Wearable eye tracking devices such as Tobii Pro Glasses 2 produce eye gaze data mapped to a coordinate system relative to the wearable eye tracker and the recorded video, not to static objects of interest in the environment around the participant wearing the eye tracker. For most statistical/numerical analysis to be meaningful, the collected eye tracking data needs to be mapped on to objects of interest and into a new coordinate system with its origin fixed in the environment around the participant.
Tobii Pro Lab addresses this challenge by allowing the user to map eye gaze data onto still images (snapshots) of environments and objects of interest. Data from a recording can be mapped onto one or several snapshot images. The snapshots are used for generating visualizations, such as heatmaps and gaze plots, and Areas Of Interest.
The mapping can be done either manually, or by using the Real-world Mapping function, which is Tobii Pro’s new software for automatic mapping using advanced algorithms.
For a walkthrough of the Real-world Mapping tool please watch the following video:
For Real-world Mapping to be able to interpret the snapshot images correctly, there are a few things you should consider when you select the picture you want to use as reference (the snapshot).
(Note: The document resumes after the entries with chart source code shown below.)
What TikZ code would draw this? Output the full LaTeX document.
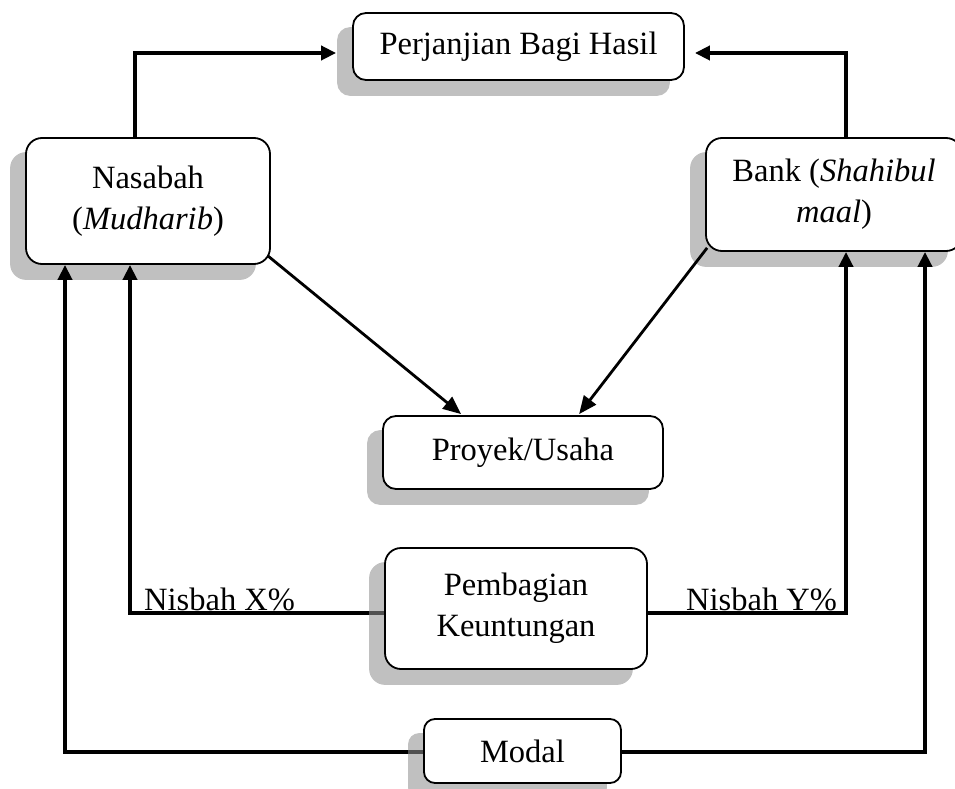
\documentclass[tikz,border=0pt]{standalone}
\usepackage{fontspec}
\setmainfont{Liberation Serif}
\usetikzlibrary{arrows.meta,calc}
\pgfdeclarelayer{shadowlayer}
\pgfdeclarelayer{linelayer}
\pgfdeclarelayer{topshadow}
\pgfsetlayers{shadowlayer,linelayer,topshadow,main}
\definecolor{shadowgray}{RGB}{192,192,192}
\definecolor{shadowdark}{RGB}{143,143,143}
\begin{document}
\begin{tikzpicture}[x=1pt,y=-1pt,
  box/.style={draw=black, line width=1.8pt, fill=white, rounded corners=#1,
    inner sep=0pt, align=center, font=\fontsize{32.5}{41}\selectfont},
  box/.default=14pt,
  lbl/.style={inner sep=0pt, font=\fontsize{32.5}{41}\selectfont},
  conn/.style={line width=4pt, -{Triangle[length=15pt,width=14pt]}},
  diag/.style={line width=2.8pt, -{Triangle[length=18pt,width=15pt]}},
  shadowbox/.style={fill=shadowgray, rounded corners=#1},
  shadowtop/.style={fill=shadowdark, fill opacity=0.56, rounded corners=#1}
]
\useasboundingbox (0,0) rectangle (955,789);

% boxes
\node[box=13pt, minimum width=331pt, minimum height=67pt] (per) at (518.5,46.5) {Perjanjian Bagi Hasil};
\node[box=16pt, minimum width=244pt, minimum height=126pt] (nas) at (148,201) {Nasabah\\(\textit{Mudharib})};
\node[box=16pt, minimum width=256pt, minimum height=113pt] (bank) at (834,194.5) {Bank (\textit{Shahibul}\\\textit{maal})};
\node[box=13pt, minimum width=280pt, minimum height=73pt] (pro) at (523,452.5) {Proyek/Usaha};
\node[box=16pt, minimum width=262pt, minimum height=121pt] (pem) at (516,608.5) {Pembagian\\Keuntungan};
\node[box=11pt, minimum width=197pt, minimum height=64pt] (mod) at (522.5,751) {Modal};

% labels
\node[lbl, anchor=base west] (nx) at (144,610) {Nisbah X\%};
\node[lbl, anchor=base west] (ny) at (686,610) {Nisbah Y\%};

% x positions of vertical connectors
\coordinate (cx1) at (135,0);
\coordinate (cx2) at (846,0);
\coordinate (cx3) at (130,0);
\coordinate (cx4) at (65,0);
\coordinate (cx5) at (925,0);

% opaque shadows
\begin{pgfonlayer}{shadowlayer}
\fill[shadowbox=13pt] ([shift={(-15,15)}]per.north west) rectangle ([shift={(-15,15)}]per.south east);
\fill[shadowbox=16pt] ([shift={(-15,15)}]nas.north west) rectangle ([shift={(-15,15)}]nas.south east);
\fill[shadowbox=16pt] ([shift={(-15,15)}]bank.north west) rectangle ([shift={(-15,15)}]bank.south east);
\fill[shadowbox=13pt] ([shift={(-15,15)}]pro.north west) rectangle ([shift={(-15,15)}]pro.south east);
\end{pgfonlayer}

% connectors
\begin{pgfonlayer}{linelayer}
\draw[conn] (nas.north -| cx1) |- ([shift={(-16,6.5)}]per.west);
\draw[conn] (bank.north -| cx2) |- ([shift={(10,6.5)}]per.east);
\draw[diag] ([shift={(-3,-9)}]nas.south east) -- ([shift={(79,-1)}]pro.north west);
\draw[diag] ([shift={(2,-4)}]bank.south west) -- ([shift={(197,-1)}]pro.north west);
\draw[conn] ([shift={(0,4.5)}]pem.west) -| (nas.south -| cx3);
\draw[conn] ([shift={(0,4.5)}]pem.east) -| (bank.south -| cx2);
\draw[conn] ([shift={(0,1)}]mod.west) -| (nas.south -| cx4);
\draw[conn] ([shift={(0,1)}]mod.east) -| (bank.south -| cx5);
\end{pgfonlayer}

% translucent shadows over connectors
\begin{pgfonlayer}{topshadow}
\fill[shadowtop=16pt] ([shift={(-15,15)}]pem.north west) rectangle ([shift={(-15,15)}]pem.south east);
\fill[shadowtop=11pt] ([shift={(-15,15)}]mod.north west) rectangle ([shift={(-15,15)}]mod.south east);
\end{pgfonlayer}
\end{tikzpicture}
\end{document}
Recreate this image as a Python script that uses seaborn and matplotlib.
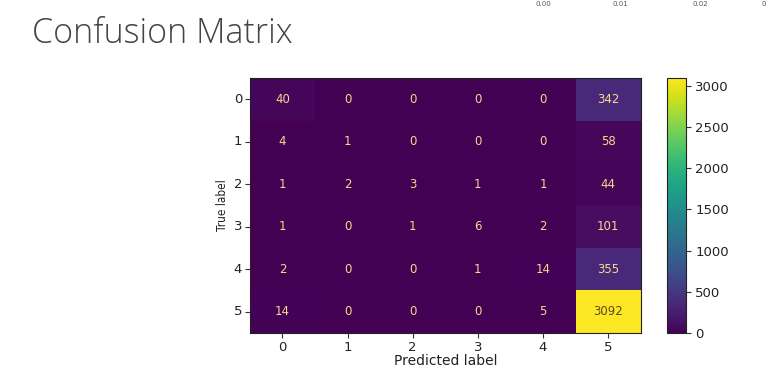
import numpy as np
import pandas as pd
import seaborn as sns
import matplotlib
matplotlib.use("Agg")
import matplotlib.pyplot as plt

labels = ["0", "1", "2", "3", "4", "5"]
row0 = [40, 0, 0, 0, 0, 342]
row1 = [4, 1, 0, 0, 0, 58]
row2 = [1, 2, 3, 1, 1, 44]
row3 = [1, 0, 1, 6, 2, 101]
row4 = [2, 0, 0, 1, 14, 355]
row5 = [14, 0, 0, 0, 5, 3092]
cbar_ticks = [0, 500, 1000, 1500, 2000, 2500, 3000]
top_cut_labels = ["0.00", "0.01", "0.02", "0"]

cm = pd.DataFrame([row0, row1, row2, row3, row4, row5], index=labels, columns=labels)

sns.set_theme(style="white")
plt.rcParams["font.family"] = ["DejaVu Sans"]

fig = plt.figure(figsize=(7.71, 3.72), dpi=100)
ax = fig.add_axes([0.324, 0.105, 0.507, 0.685])
cax = fig.add_axes([0.865, 0.105, 0.025, 0.685])

cmap = plt.get_cmap("viridis")
vmax = cm.values.max()
sns.heatmap(cm, ax=ax, cbar_ax=cax, cmap="viridis", vmin=0, vmax=vmax,
            annot=False, linewidths=0, cbar_kws={"ticks": cbar_ticks})

thresh = vmax / 2.0
for i in range(cm.shape[0]):
    for j in range(cm.shape[1]):
        v = cm.values[i, j]
        color = "#5a4a1c" if v > thresh else "#f6d98a"
        ax.text(j + 0.5, i + 0.5, str(v), ha="center", va="center",
                fontsize=8.5, color=color)

for s in ax.spines.values():
    s.set_visible(True)
    s.set_color("#222222")
    s.set_linewidth(0.8)

ax.tick_params(axis="both", which="both", length=3.5, width=0.8, color="#333333",
               labelsize=9.5, labelcolor="#222222", left=True, bottom=True, pad=2)
ax.set_yticklabels(labels, rotation=0)
ax.set_xticklabels(labels, rotation=0)
ax.set_xlabel("Predicted label", fontsize=10, color="#222222", labelpad=0)
ax.set_ylabel("True label", fontsize=8.5, color="#222222", labelpad=3,
              family=["DejaVu Sans Condensed", "DejaVu Sans"], fontstretch="condensed")

cb = ax.collections[0].colorbar
cb.outline.set_visible(True)
cb.outline.set_edgecolor("#222222")
cb.outline.set_linewidth(0.8)
cax.tick_params(length=3.5, width=0.8, color="#333333", labelsize=9.5,
                labelcolor="#222222", right=True, pad=3)

fig.text(0.041, 0.91, "Confusion Matrix", fontsize=24.5, color="#444444",
         family=["Open Sans", "DejaVu Sans"], fontweight="light", va="center", ha="left")

for x, t in zip([0.705, 0.805, 0.908, 0.99], top_cut_labels):
    fig.text(x, 0.997, t, fontsize=5, color="#555555", ha="center", va="top")

fig.savefig("out.png", dpi=100)
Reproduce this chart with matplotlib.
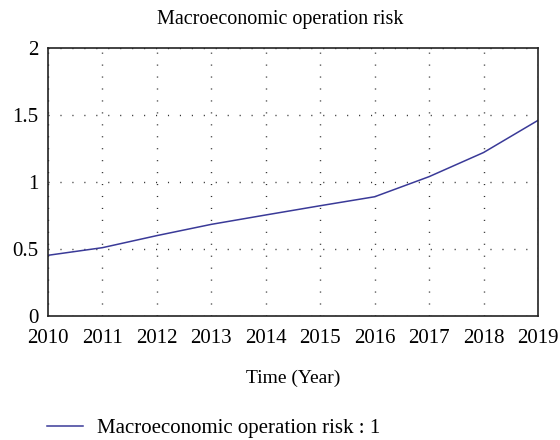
import matplotlib
matplotlib.use("Agg")
import matplotlib.pyplot as plt
from matplotlib.lines import Line2D

# values
years = [2010, 2011, 2012, 2013, 2014, 2015, 2016, 2017, 2018, 2019]
risk = [0.453, 0.51, 0.60, 0.684, 0.754, 0.823, 0.89, 1.04, 1.22, 1.46]
y_ticks = [0, 0.5, 1, 1.5, 2]
y_labels = ["0", "0.5", "1", "1.5", "2"]

plt.rcParams['font.family'] = ['Liberation Serif', 'DejaVu Serif']
line_color = "#3a3a98"

fig = plt.figure(figsize=(5.6, 4.4), dpi=100)
ax = fig.add_axes([0.0857, 0.2818, 0.875, 0.6091])

ax.plot(years, risk, color=line_color, lw=1.1)

ax.set_xlim(2010, 2019)
ax.set_ylim(0, 2)
ax.set_xticks(years)
ax.set_xticklabels([str(y) for y in years], fontsize=15)
ax.set_yticks(y_ticks)
ax.set_yticklabels(y_labels, fontsize=15)
ax.tick_params(axis="x", length=0, pad=9)
ax.tick_params(axis="y", length=0, pad=7)
ax.grid(True, color="#333333", linestyle=(0, (0.8, 7.8)), linewidth=1.0)
for sp in ax.spines.values():
    sp.set_linewidth(1.2)
    sp.set_color("#222222")

fig.text(0.5, 0.955, "Macroeconomic operation risk", fontsize=14.5,
         ha="center", va="center")
ax.set_xlabel("Time (Year)", fontsize=14, labelpad=16)

handle = Line2D([], [], color=line_color, lw=1.1)
fig.legend([handle], ["Macroeconomic operation risk : 1"], loc="center left",
           bbox_to_anchor=(0.05, 0.027), frameon=False, fontsize=15,
           handlelength=1.73, handletextpad=0.67)

fig.savefig("out.png", dpi=100)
Real-world Mapping compares the snapshot with the picture frames in the recording from Pro Glasses 2. For this procedure to work as best as possible it is important that the scene in the snapshot is as ‘flat’ as possible. With ‘flat’ we mean that the scene should be as two-dimensional as possible in the sense that all objects in the images should be more or less on the same distance from your viewpoint and always visible, no matter your viewing angle. Imagine a grocery store shelf with lines of cans and cereal boxes; all items on the shelf will be visible even if you move a few meters to the left or to the right from your original position, only a bit skewed, but this is no problem as Real-world Mapping can interpret the image anyway. There is no risk of an item ‘shadowing’ another item; and this makes for a good reference snapshot as we never know where the participant will stand in front of the store shelf. As opposite we can describe a scenery which is much more three-dimensional — imagine a store desk with a cash register on it. To the left of the cash register and a little more to the back on the shelf, there is a can with pens. If we stand right in front of the desk, we see both the cash register and the can, the scene looks two-dimensional from this point of view; and a photograph (snapshot) of this scene would make both items fully visible and the snapshot image would in fact be correct. As long as the images from the participants recording are made from more or less the same position we have no problems. But, what if the participant stands a few meters to the right, so the can of pens is shadowed by the cash register, in effect the can will no longer be visible from that point in the recording and Real-world Mapping will not be able to map the data correctly.